Jonathas de Andrade
BAM’s 2017 Migrating Forms series continues tonight with a program of single-channel videos by Jonathas de Andrade . Spanning a period of six years, and combining multiple media and production techniques—including 16mm and super-8 film, found sound and footage, and stop motion animation—de Andrade’s images trace the troublesome evolution of his native Brazil’s national narrative and identity in a way that is playful yet contemplative, investigative yet kind. For all its criticality and obvious socioeconomic themes, the work nonetheless maintains a spirit of childlike curiosity—without the strenuous condescension and hostility from which so many overtly political works suffer. Postcolonial critique is a tightrope, and De Andrade walks it well.
De Andrade’s most recent work, O Peixe (The Fish), arguably the centerpiece of the screening, is a mesmerizing movie in which coastal fishermen perform a bizarrely erotic ritual killing which consists of embracing their catch to the point of suffocation. That the film is shot in the style of an ethnographic documentary further complicates the narrative, which is fictional… yet symbolic. And therefore also somehow true. Other highlights include O Levante (The Uprising), in which de Andrade documents and reflects upon the process of producing his rapidly gentrifying hometown’s first-ever horse-drawn cart race (!?), and O Caseiro (The Housekeeper): a deeply beautiful and disturbing split-screen depiction of the contrasting daily routines of sociologist Gilberto Freyre in 1959 (author of The Masters and the Slaves, originator of Lusotropicalism, proponent of racial integration) and Cristóvão, an ordinary housekeeper in 2016.

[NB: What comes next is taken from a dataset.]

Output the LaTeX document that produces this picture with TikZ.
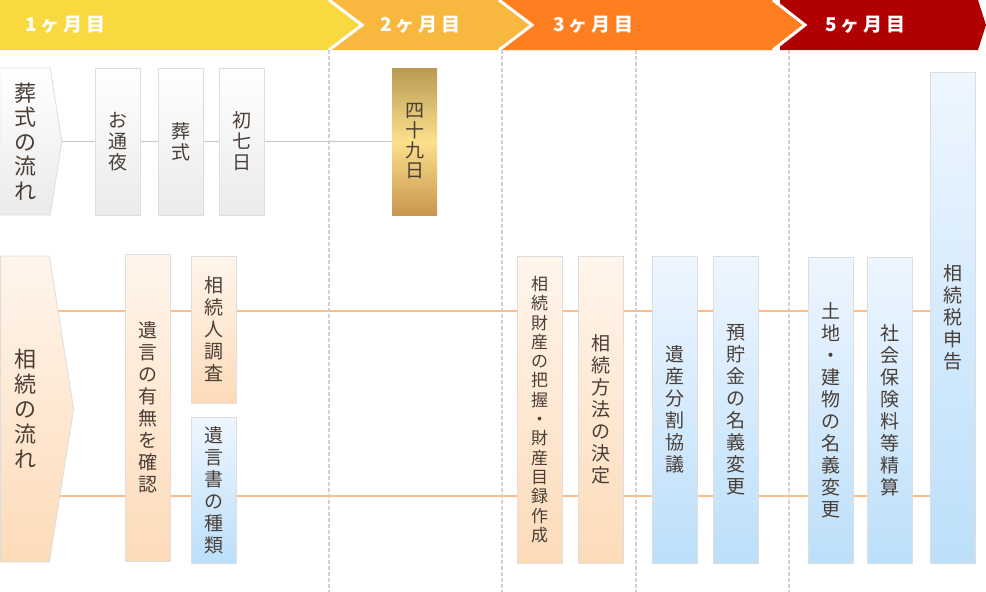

The cumulative effect of these works is surprisingly dramatic, especially considering the context for which they were created. Originally designed as single-channel video installations for galleries and museums, De Andrade’s work clearly benefits from theatrical screening in linear succession. When presented back-to-back in the quiet confines of a traditional movie theater, the disparate sequences inform and blend into one another to achieve a thoroughly narrative effect. I suppose what I’m getting at is that De Andrade, in addition to being a radical and innovative conceptual artist, also happens to be a damn fine storyteller.